ST. LOUIS -- Alec Burleson felt compelled to apologize to reporters gathered around his locker.
He just wasn’t able to exude the same level of jubilance that he and his Cardinals teammates had demonstrated on the field and in the Busch Stadium dugout during an eight-run bottom of the sixth inning on Thursday -- a rally that flipped a six-run deficit on its head in an emphatic Opening Day win for the Cardinals, who beat the Rays, 9-7.
“Sorry for whispering,” Burleson said. “My voice is gone.”
The top of the sixth inning was a real slog for Cardinals pitching, as three St. Louis relievers combined to allow six Tampa Bay runs.
But before the bottom of that same frame had concluded, the Cardinals' new-look offense had its say.
Per the Elias Sports Bureau, it's only the second time both teams scored six or more runs in an inning on Opening Day. The Boston Beaneaters and Brooklyn Bridegrooms did so on April 19, 1890.
Burleson led off the onslaught with an unassuming single to right field, but he punctuated it with a majestic two-run blast to right to cement the dizzying sequence in front of a frenzied Busch Stadium.
The go-ahead home run ranks pretty highly on his career highlight reel, Burleson acknowledged.
“That was the first one I didn’t see hit the seats,” said Burleson, who stood momentarily to admire his handiwork before letting the celebration commence as he rounded the bases.

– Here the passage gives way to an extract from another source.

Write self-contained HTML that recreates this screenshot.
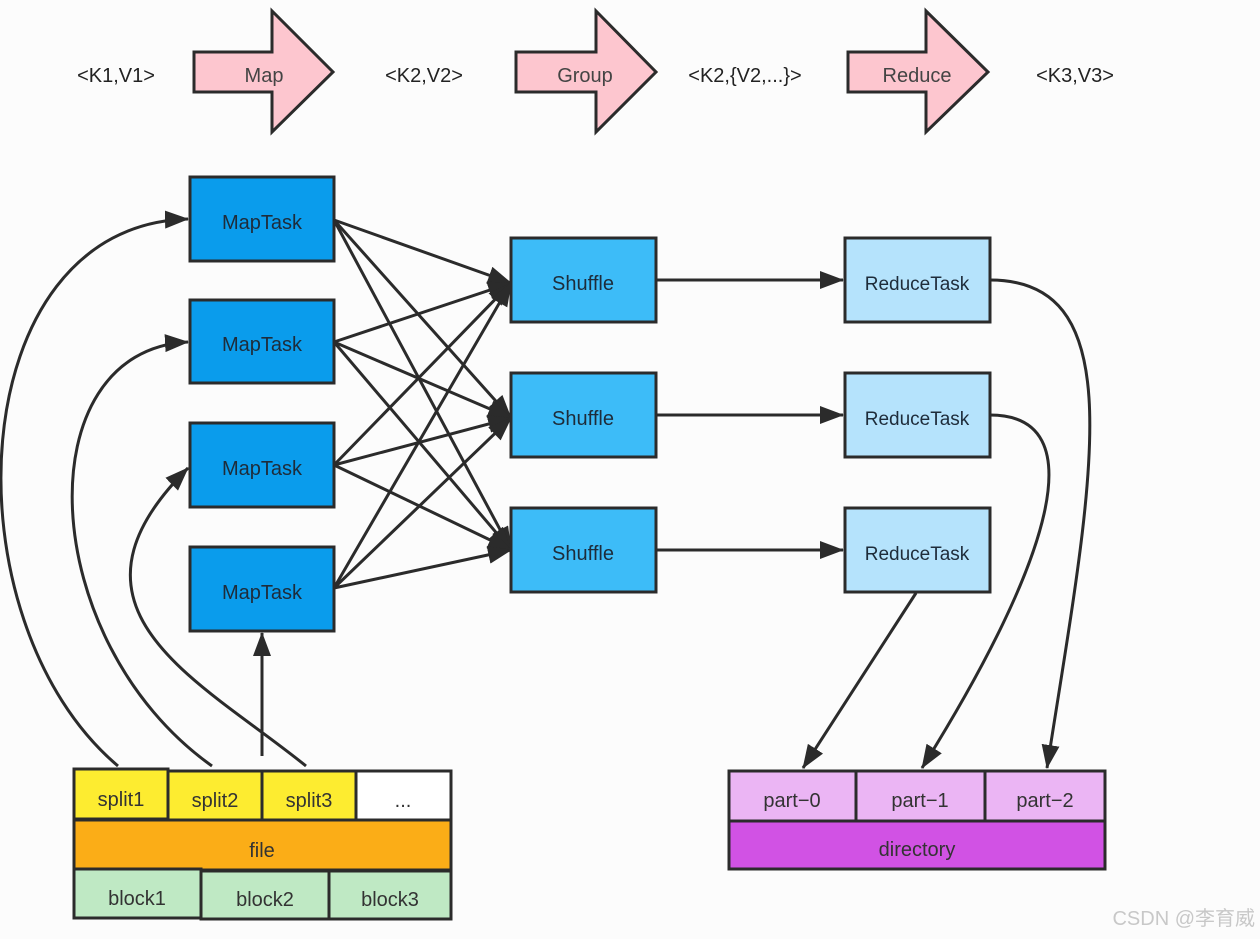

Burleson shared that although his 6-month-old son was in the house for the moment, the youngster didn’t necessarily see his dad put his stamp on the Cardinals' win.
“Apparently, he was dead asleep when I hit it,” Burleson said. “Mary, my wife, picked him up from a dead sleep and he was not having that. So, he didn’t get to see it, but he was there, for sure.”
While it seemed for a spell that JJ Wetherholt’s MLB debut home run would be all that the sellout crowd would have to celebrate, the Cardinals piled up eight runs on eight hits to flip the script. St. Louis blitzed the Rays’ bullpen, charging three relievers with at least one run.
After trading away mainstays Willson Contreras and Nolan Arenado this offseason, it was inevitable that St. Louis' 2026 lineup would have a different look about it.
With varying expectations surrounding the club in terms of outside punditry, manager Oliver Marmol has leaned into his own personal expectations for a particular style of play, a certain brand of baseball that he anticipates the public will see from his group this season.
Thursday’s bottom of the sixth had that, as St. Louis used eight hits -- including everything from a Victor Scott II bunt single to Burleson’s home run -- and a pair of well-timed sacrifice flies from Wetherholt and Iván Herrera to produce the game-changing scoring rally.
“I think it’s a perfect example of it,” Marmol said. “We promised a louder game. A relentless approach to what we do, and we’re going to continue to hold ourselves to that for 162 [games]. Today’s Day One. But that was a heckuva lot of fun to watch.”
Burleson spoke of a raucous Opening Day atmosphere, and he helped delivered a message to Cardinals fans that what they saw on Thursday wasn’t a one-off. Echoing Marmol’s sentiment, it’s the style that the Cards intend to embody as a hungry clubhouse aims to take ownership of what 2026 can become.
“Obviously, it’s Opening Day, but we want to encourage them: We’re going to continue to play this way,” Burleson added. “Whether we win or lose, we’re going to play hard, we’re going to fight to the end. That’s the style of baseball we want to play, and I think that’s the style of baseball the fans want to see, too.”